*WORK REQUIRED*.
Print the listing from its top line through the line containing "const endDate = '2024-09-17'", nothing more, and leave out the pictures.

*INFORMATION SHOWN*.
····················

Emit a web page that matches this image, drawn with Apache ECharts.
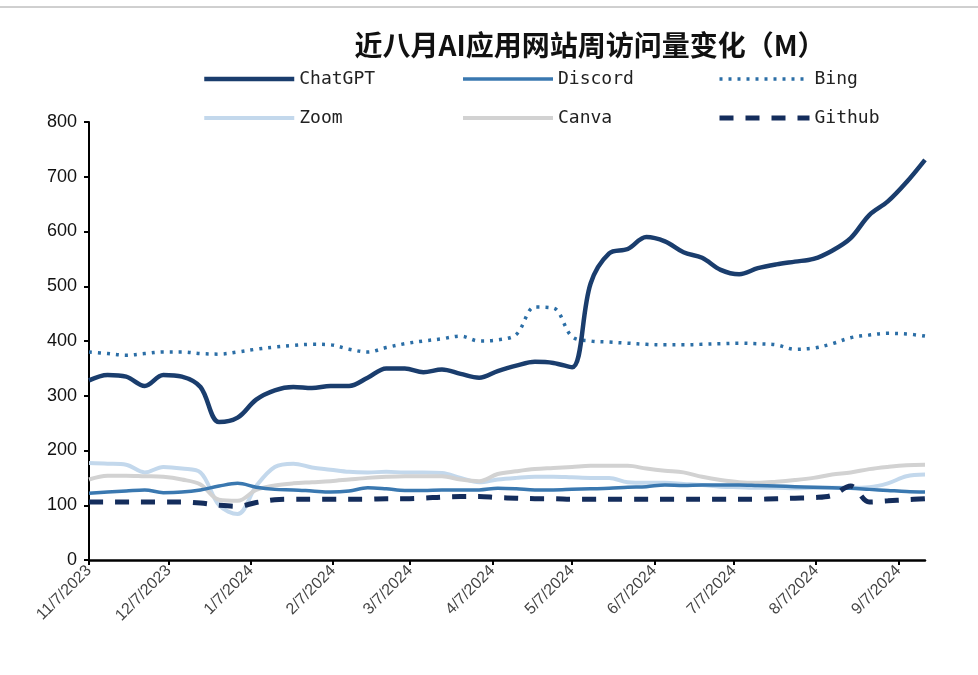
<!DOCTYPE html>
<html>
<head>
<meta charset="utf-8">
<script src="https://cdn.jsdelivr.net/npm/echarts@6/dist/echarts.min.js"></script>
<style>
  html, body { margin: 0; padding: 0; background: #fff; }
  #chart { width: 978px; height: 675px; }
</style>
</head>
<body>
<div id="chart"></div>
<script>
// weekly points, first week 11/7/2023
const startDate = '2023-11-07'
const endDate = '2024-09-17'

const chatgpt = [328, 338, 335, 318, 338, 335, 316, 252, 260, 293, 310, 316, 314, 318, 318, 333,
  350, 350, 343, 348, 340, 333, 345, 355, 362, 360, 352, 505, 560, 568, 590, 582,
  562, 552, 530, 522, 533, 540, 545, 550, 565, 588, 630, 655, 690, 731]
const discord = [122, 124, 126, 128, 123, 124, 128, 135, 140, 133, 129, 128, 126, 124, 126, 132,
  130, 127, 127, 128, 128, 128, 131, 130, 128, 128, 129, 130, 131, 133, 134, 137,
  136, 137, 137, 137, 136, 135, 134, 133, 132, 131, 129, 127, 125, 124]
const bing = [380, 377, 374, 377, 380, 380, 377, 376, 380, 385, 389, 392, 394, 393, 385, 380,
  388, 395, 400, 404, 409, 400, 402, 412, 462, 460, 408, 400, 398, 396, 394, 393,
  393, 394, 395, 396, 395, 393, 385, 387, 395, 406, 411, 414, 413, 409]
const zoom = [177, 176, 174, 160, 170, 167, 160, 100, 84, 135, 170, 176, 169, 165, 161, 160,
  161, 160, 160, 159, 150, 142, 147, 150, 152, 152, 151, 150, 150, 142, 141, 141,
  139, 137, 134, 133, 132, 132, 131, 132, 132, 132, 133, 140, 153, 156]
const canva = [147, 154, 154, 153, 152, 147, 138, 110, 108, 128, 136, 140, 142, 144, 147, 150,
  152, 153, 153, 153, 147, 144, 157, 162, 166, 168, 170, 172, 172, 172, 167, 163,
  160, 152, 146, 142, 141, 143, 146, 150, 156, 160, 166, 170, 173, 174]
const github = [106, 106, 106, 106, 106, 106, 104, 100, 98, 105, 110, 111, 111, 111, 111, 111,
  112, 112, 113, 115, 116, 116, 114, 113, 112, 112, 111, 111, 111, 111, 111, 111,
  111, 111, 111, 111, 111, 112, 113, 114, 118, 135, 106, 108, 110, 112]

const yTicks = [0, 100, 200, 300, 400, 500, 600, 700, 800]

function fmt(d) {
  return (d.getUTCMonth() + 1) + '/' + d.getUTCDate() + '/' + d.getUTCFullYear()
}

// every day on the axis, so monthly ticks can sit on the 7th
const days = []
for (let d = new Date(startDate + 'T00:00:00Z'); d <= new Date(endDate + 'T00:00:00Z'); d.setUTCDate(d.getUTCDate() + 1)) {
  days.push(fmt(d))
}
const weeks = days.filter((v, i) => i % 7 === 0)

function pairs(arr) {
  return arr.map((v, i) => [weeks[i], v])
}

const styles = {
  ChatGPT: { color: '#1a3d6d', width: 4.5 },
  Discord: { color: '#3a78b0', width: 3.5 },
  Bing: { color: '#2b6ea6', width: 3.5, type: [3, 6] },
  Zoom: { color: '#c3d8ec', width: 4 },
  Canva: { color: '#d2d2d2', width: 4 },
  Github: { color: '#142d5c', width: 5, type: [14, 12] },
}

const chart = echarts.init(document.getElementById('chart'))
const isSeventh = (i, v) => v.split('/')[1] === '7'
const legendText = { fontFamily: 'DejaVu Sans Mono', fontSize: 18, color: '#222' }
const legendItem = name => ({ name: name, itemStyle: { opacity: 0 }, lineStyle: styles[name] })

const option = {
  backgroundColor: '#fff',
  animation: false,
  title: {
    text: '近八月AI应用网站周访问量变化（M）',
    left: 585,
    textAlign: 'center',
    top: 26,
    textStyle: { fontFamily: 'Noto Sans CJK SC', fontWeight: 'bold', fontSize: 28, color: '#111' },
  },
  legend: [
    { data: ['ChatGPT', 'Zoom'], left: 197 },
    { data: ['Discord', 'Canva'], left: 456 },
    { data: ['Bing', 'Github'], left: 712 },
  ].map(l => ({
    orient: 'vertical', top: 65, left: l.left, itemWidth: 90, itemHeight: 16, itemGap: 21,
    textStyle: legendText, data: l.data.map(legendItem),
  })),
  graphic: [{
    type: 'line',
    shape: { x1: 0, y1: 7, x2: 978, y2: 7 },
    style: { stroke: '#a0a0a0', lineWidth: 1 },
  }],
  grid: { left: 89, right: 53, top: 122, bottom: 115 },
  xAxis: {
    type: 'category',
    data: days,
    boundaryGap: false,
    axisLine: { lineStyle: { color: '#000', width: 2.5 } },
    axisTick: { interval: isSeventh, length: 5, lineStyle: { color: '#000', width: 2 } },
    axisLabel: {
      interval: isSeventh,
      rotate: 45,
      fontFamily: 'Liberation Sans',
      fontSize: 16,
      color: '#444',
      margin: 8,
    },
    splitLine: { show: false },
  },
  yAxis: {
    type: 'value',
    min: yTicks[0],
    max: yTicks[yTicks.length - 1],
    interval: 100,
    axisLine: { show: true, lineStyle: { color: '#000', width: 2 } },
    axisTick: { show: true, length: 5, lineStyle: { color: '#000', width: 2 } },
    axisLabel: { fontFamily: 'Liberation Sans', fontSize: 18, color: '#111', margin: 12 },
    splitLine: { show: false },
  },
  series: [
    { name: 'Zoom', data: pairs(zoom) },
    { name: 'Canva', data: pairs(canva) },
    { name: 'Discord', data: pairs(discord) },
    { name: 'Github', data: pairs(github) },
    { name: 'Bing', data: pairs(bing) },
    { name: 'ChatGPT', data: pairs(chatgpt) },
  ].map(s => Object.assign({
    type: 'line', smooth: 0.35, symbol: 'none',
    lineStyle: styles[s.name], itemStyle: { color: styles[s.name].color },
  }, s)),
}

chart.setOption(option)
</script>
</body>
</html>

····················

*RESULT OF THIS EXERCISE*.
Emit a web page that matches this image, drawn with Apache ECharts.
<!DOCTYPE html>
<html>
<head>
<meta charset="utf-8">
<script src="https://cdn.jsdelivr.net/npm/echarts@6/dist/echarts.min.js"></script>
<style>
  html, body { margin: 0; padding: 0; background: #fff; }
  #chart { width: 978px; height: 675px; }
</style>
</head>
<body>
<div id="chart"></div>
<script>
// weekly points, first week 11/7/2023
const startDate = '2023-11-07'
const endDate = '2024-09-17'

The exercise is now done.